CAG raps Rlys for ‘ill-conceived’ operating ratio

| | New Delhi

The Comptroller and Auditor General of India (CAG) has rapped Indian Railways for projecting an “ill-conceived” operating ratio (OR) which runs contradictory to the national transporter’s claims of an improving financial health. The country’s top auditor has also revealed several lapses in maintenance plans of the tracks and other safety measures and said that railways needs to strengthen track safety measures.

The CAG in its report has pointed that the OR of the Railways during the financial year 2016-17 would have further deteriorated to 99.54 per cent against the reported 96.5 per cent, had the actual amount of Rs 400.25 billion towards pension payments been incorporated in its accounts instead of Rs 350 billion.

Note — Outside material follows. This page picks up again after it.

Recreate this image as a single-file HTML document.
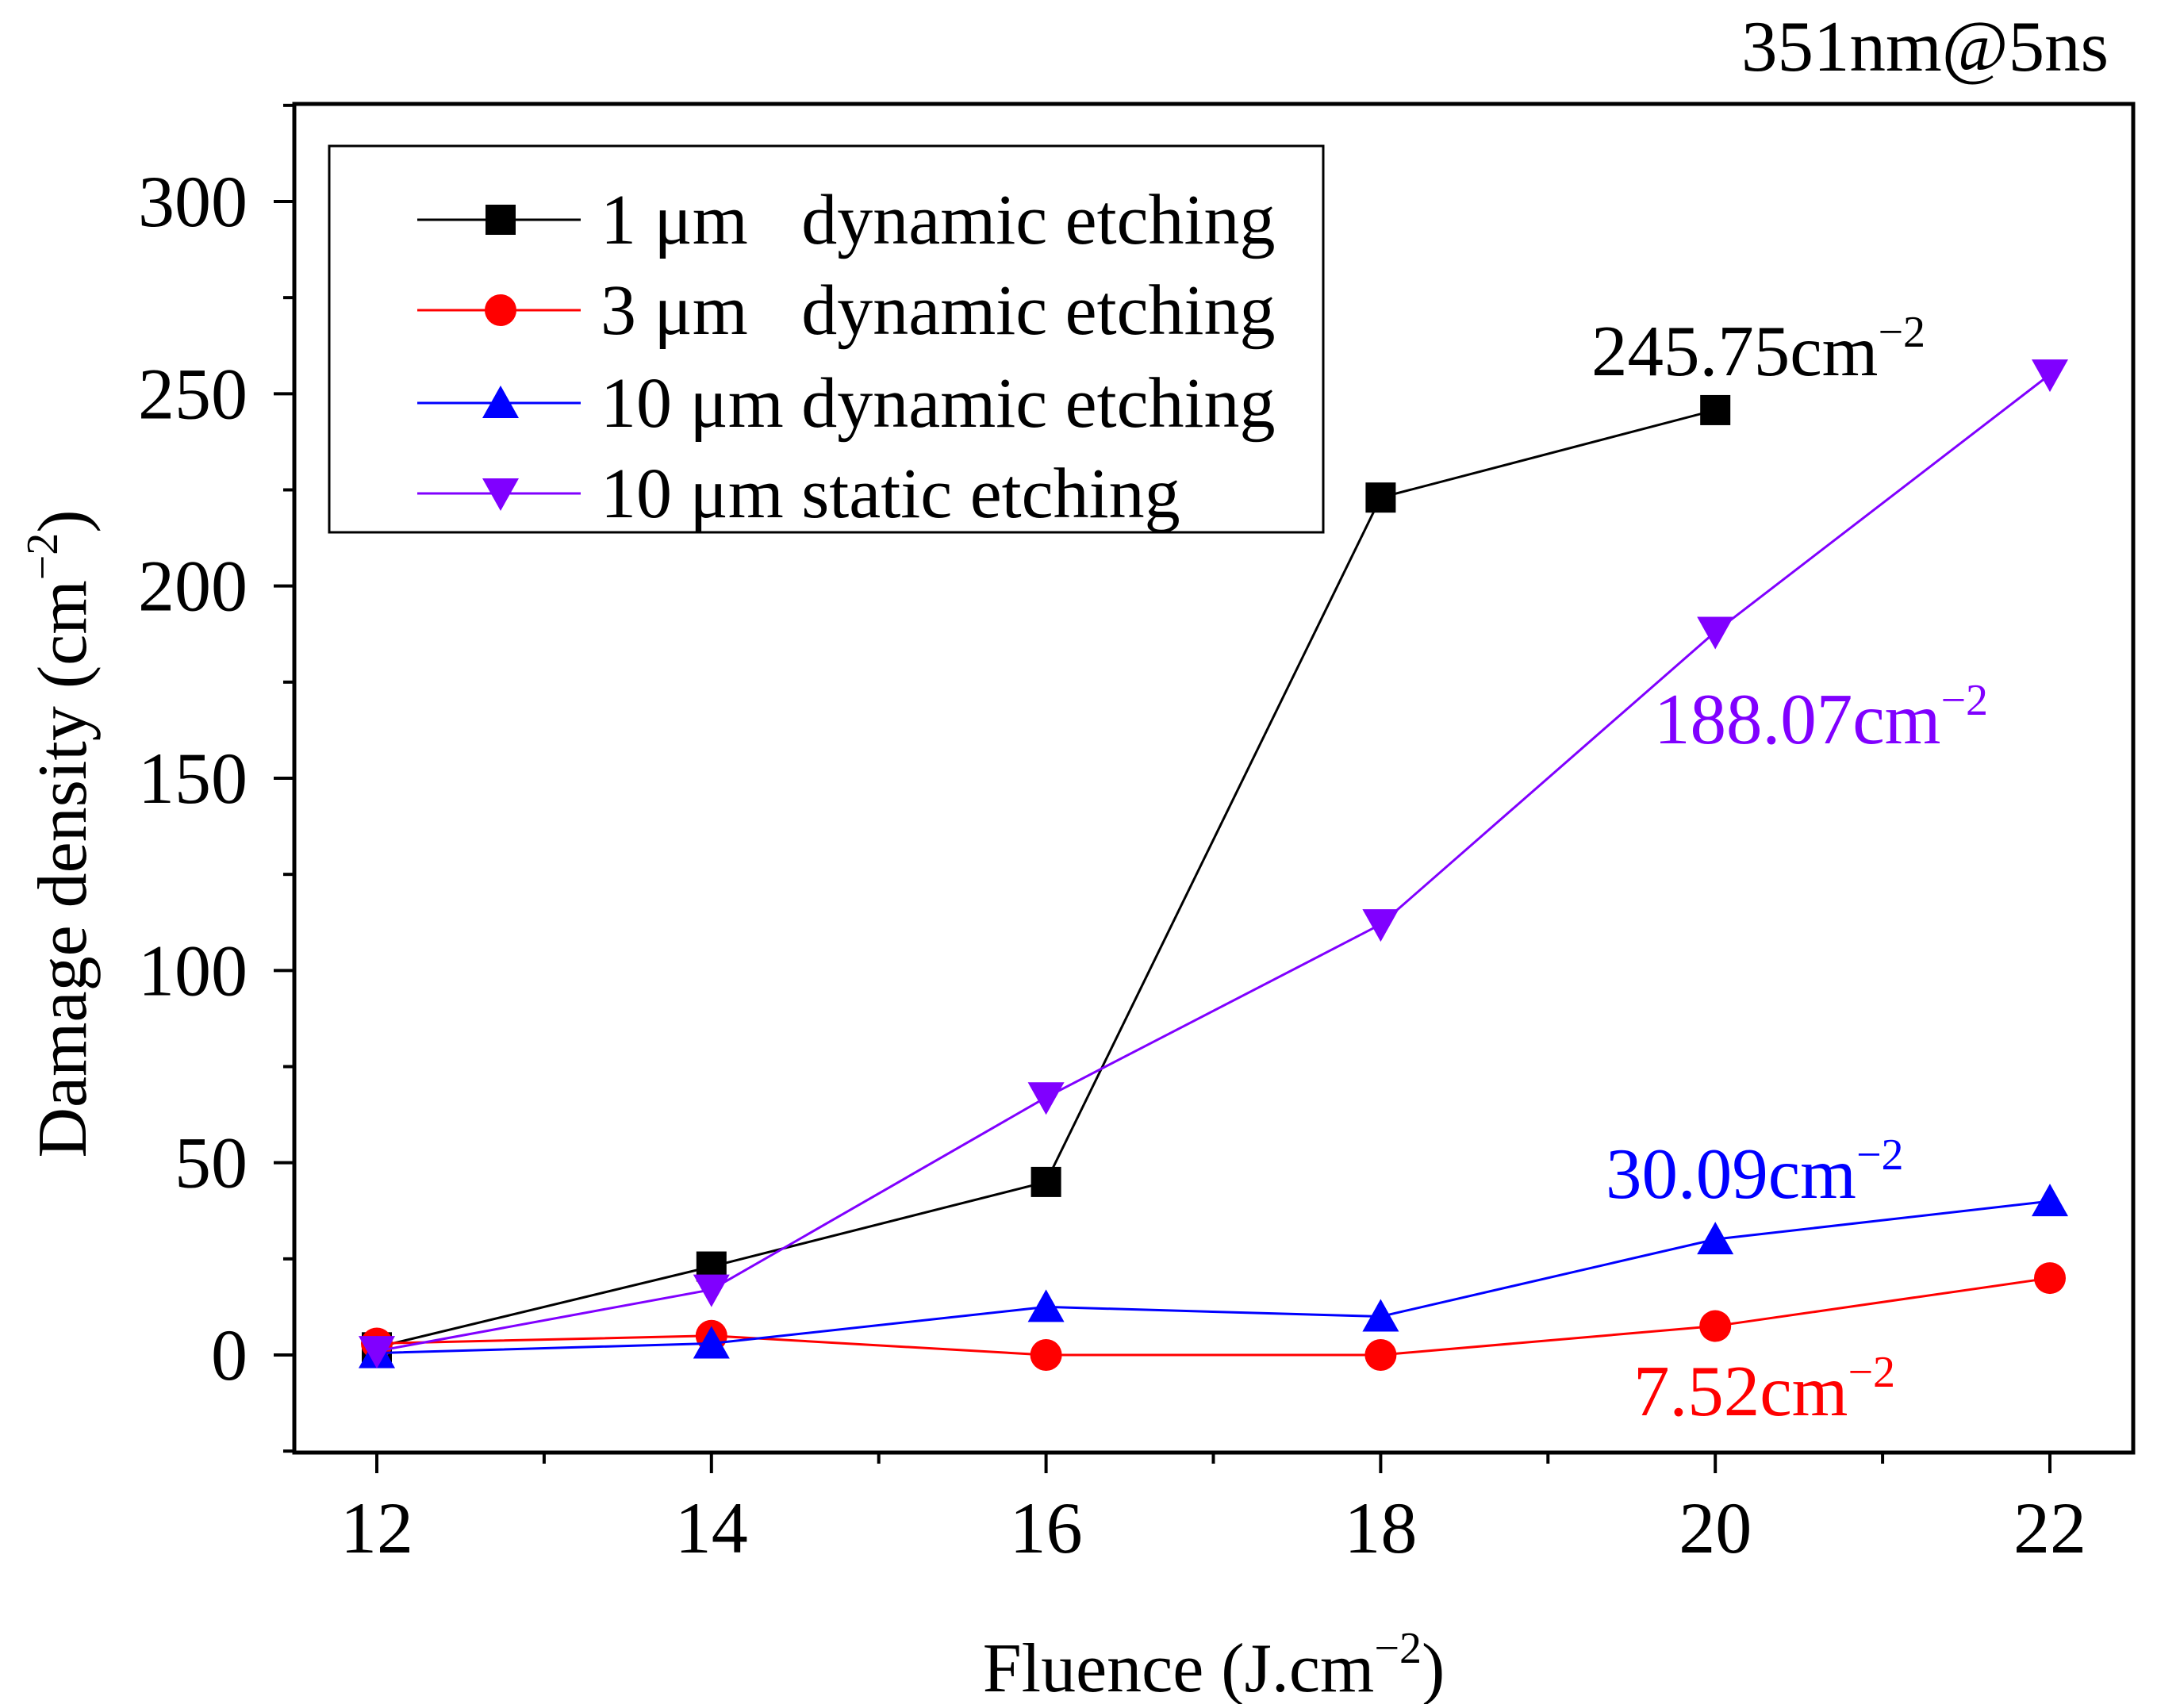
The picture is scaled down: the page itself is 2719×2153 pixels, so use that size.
<!DOCTYPE html>
<html><head><meta charset="utf-8"><style>
body{margin:0;background:#fff}
svg text{font-family:"Liberation Serif",serif;white-space:pre}
</style></head><body>
<svg id="chart" width="2719" height="2148" viewBox="0 0 2719 2148" xmlns="http://www.w3.org/2000/svg">
<rect width="2719" height="2148" fill="#fff"/>
<g id="marks"></g>
<g id="axes"></g>
<text x="2658" y="89" font-size="91" text-anchor="end">351nm@5ns</text>
<text x="1530" y="2132" font-size="88" text-anchor="middle">Fluence (J.cm<tspan dy="-36" font-size="56">−2</tspan><tspan dy="36">)</tspan></text>
<text transform="translate(108,1051) rotate(-90)" font-size="88" text-anchor="middle">Damage density (cm<tspan dy="-36" font-size="56">−2</tspan><tspan dy="36">)</tspan></text>
<text x="2006" y="473" font-size="91" fill="#000">245.75cm<tspan dy="-36" font-size="56">−2</tspan></text>
<text x="2085" y="937" font-size="91" fill="#8000ff">188.07cm<tspan dy="-36" font-size="56">−2</tspan></text>
<text x="2024" y="1510" font-size="91" fill="#0000ff">30.09cm<tspan dy="-36" font-size="56">−2</tspan></text>
<text x="2059" y="1784" font-size="91" fill="#ff0000">7.52cm<tspan dy="-36" font-size="56">−2</tspan></text>
<g id="legend"></g>
</svg>
<script>
const xCats=[12,14,16,18,20,22];
const black=[2,23,45,223,245.75,null];
const red=[3,5,0,0,7.52,20];
const blue=[0.5,3,12.5,10,30.09,40];
const purple=[1,17,67,112,188.07,255];
const yTicks=[0,50,100,150,200,250,300];
const xTicks=[12,14,16,18,20,22];
const seriesNames=["1 μm   dynamic etching","3 μm   dynamic etching","10 μm dynamic etching","10 μm static etching"];

const L=371,R=2689,T=131,B=1831;
const X=v=>475+(v-12)*(2584-475)/10;
const Y=v=>1708-v*(1708-254)/300;
const NS="http://www.w3.org/2000/svg";
function mk(t,a,p){const e=document.createElementNS(NS,t);for(const k in a)e.setAttribute(k,a[k]);p.appendChild(e);return e;}
const marks=document.getElementById('marks'),axes=document.getElementById('axes'),leg=document.getElementById('legend');

function marker(kind,cx,cy,col,p){
  const s=19;let e;
  if(kind==='sq')e=mk('rect',{x:cx-s,y:cy-s,width:2*s,height:2*s,fill:col},p);
  else if(kind==='ci')e=mk('circle',{cx:cx,cy:cy,r:s+1,fill:col},p);
  else if(kind==='up')e=mk('polygon',{points:`${cx},${cy-s-3} ${cx+s+4},${cy+s} ${cx-s-4},${cy+s}`,fill:col},p);
  else e=mk('polygon',{points:`${cx},${cy+s+3} ${cx+s+4},${cy-s} ${cx-s-4},${cy-s}`,fill:col},p);
  return e;
}
const series=[[black,'#000','sq','black'],[red,'#ff0000','ci','red'],[blue,'#0000ff','up','blue'],[purple,'#8000ff','dn','purple']];
series.forEach(([d,col,k,nm])=>{
  const pts=[];d.forEach((v,i)=>{if(v!==null)pts.push([X(xCats[i]),Y(v)]);});
  const pl=mk('polyline',{points:pts.map(p=>p.join(',')).join(' '),fill:'none',stroke:col,'stroke-width':3},marks);
  
  
  pts.forEach(p=>{const m=marker(k,p[0],p[1],col,marks);
    
    });
});
const fr=mk('rect',{x:L,y:T,width:R-L,height:B-T,fill:'none',stroke:'#000','stroke-width':5},axes);


yTicks.forEach(v=>{
  mk('line',{x1:L-26,x2:L,y1:Y(v),y2:Y(v),stroke:'#000','stroke-width':4},axes);
  const t=mk('text',{x:312,y:Y(v)+31,'font-size':92,'text-anchor':'end'},axes);t.textContent=v;
  
  
});
for(let v=-25;v<=325;v+=25){if(v%50!==0){mk('line',{x1:L-14,x2:L,y1:Y(v),y2:Y(v),stroke:'#000','stroke-width':4},axes);}}
xTicks.forEach(v=>{
  mk('line',{x1:X(v),x2:X(v),y1:B,y2:B+26,stroke:'#000','stroke-width':4},axes);
  const t=mk('text',{x:X(v),y:1957,'font-size':92,'text-anchor':'middle'},axes);t.textContent=v;
  
  
});
for(let v=13;v<=21;v+=2)mk('line',{x1:X(v),x2:X(v),y1:B,y2:B+14,stroke:'#000','stroke-width':4},axes);
mk('rect',{x:415,y:184,width:1253,height:487,fill:'#fff',stroke:'#000','stroke-width':3},leg);
const rows=[277,391,508,622];
series.forEach(([d,col,k,nm],i)=>{
  mk('line',{x1:526,x2:732,y1:rows[i],y2:rows[i],stroke:col,'stroke-width':3},leg);
  marker(k,631,rows[i],col,leg);
  const t=mk('text',{x:757,y:rows[i]+30,'font-size':90},leg);
  t.textContent=seriesNames[i];
  
  
});
</script>
</body></html>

“Operating Ratio of 96.50 per cent does not reflect the true financial performance of the Railways,” said the report tabled before Parliament. Operating ratio represents railway spending over its expenditure or what it spends to gain every Rs 100. This is considered to be an indicator of the efficiency in operations of IR. OR in 2015-16 was 90.49 per cent.

“Since, Operating Ratio is a direct indicator of the working of Railways; the Ministry of Railways should also look into the various innovative ways for revenue generation and closely monitor the expenditure,” the report, which was tabled in the Parliament on Tuesday, said.

CAG further indicated that Railways needs to revisit the passenger and other coaching tariffs so as to recover the cost of operations in a phased manner and reduce its losses in its core activities.

The audit covered the period from April 1, 2016, to 31 March 2017, focusing on maintenance of tracks on selected 29 sections of high density network routes (HDN) and eight sections of non-HDN routes. “

Audit of 37 selected sections of the Indian Railways showed that track maintenance activities needed to be strengthened and undertaken following the laid down instructions and guidelines...Inspections were not being done as per laid down frequency by railway officials,” the report said.

The report said while in North Central Railway zone (NCR) and East Central Railway zone (ECR), maintenance plans were not prepared, South Eastern Railway zone (SER) was rectifying deficiencies on inspection and not as a preventive measure as is the norm.

It added patrol men were not equipped with any communication equipment to report any failure, fracture or damage immediately from the sections where they have been observed. “Audit noticed shortfalls and deficiencies in inspections carried put at different levels...Testing of rails using Ultrasonic Flaw Detection (USFD) machines was not carried out as per the prescribed norms,” the report stated.

The audit noticed 274 cases of rail fractures and 465 cases of weld fractures during 2015-2016 and 2016-2017 in the selected zones. During this time seven accidents occurred due to rail fractures. The report also stated that that there was shortage of staff in different safety categories responsible for track maintenance ranging from nine to 22 per cent in different railway zones.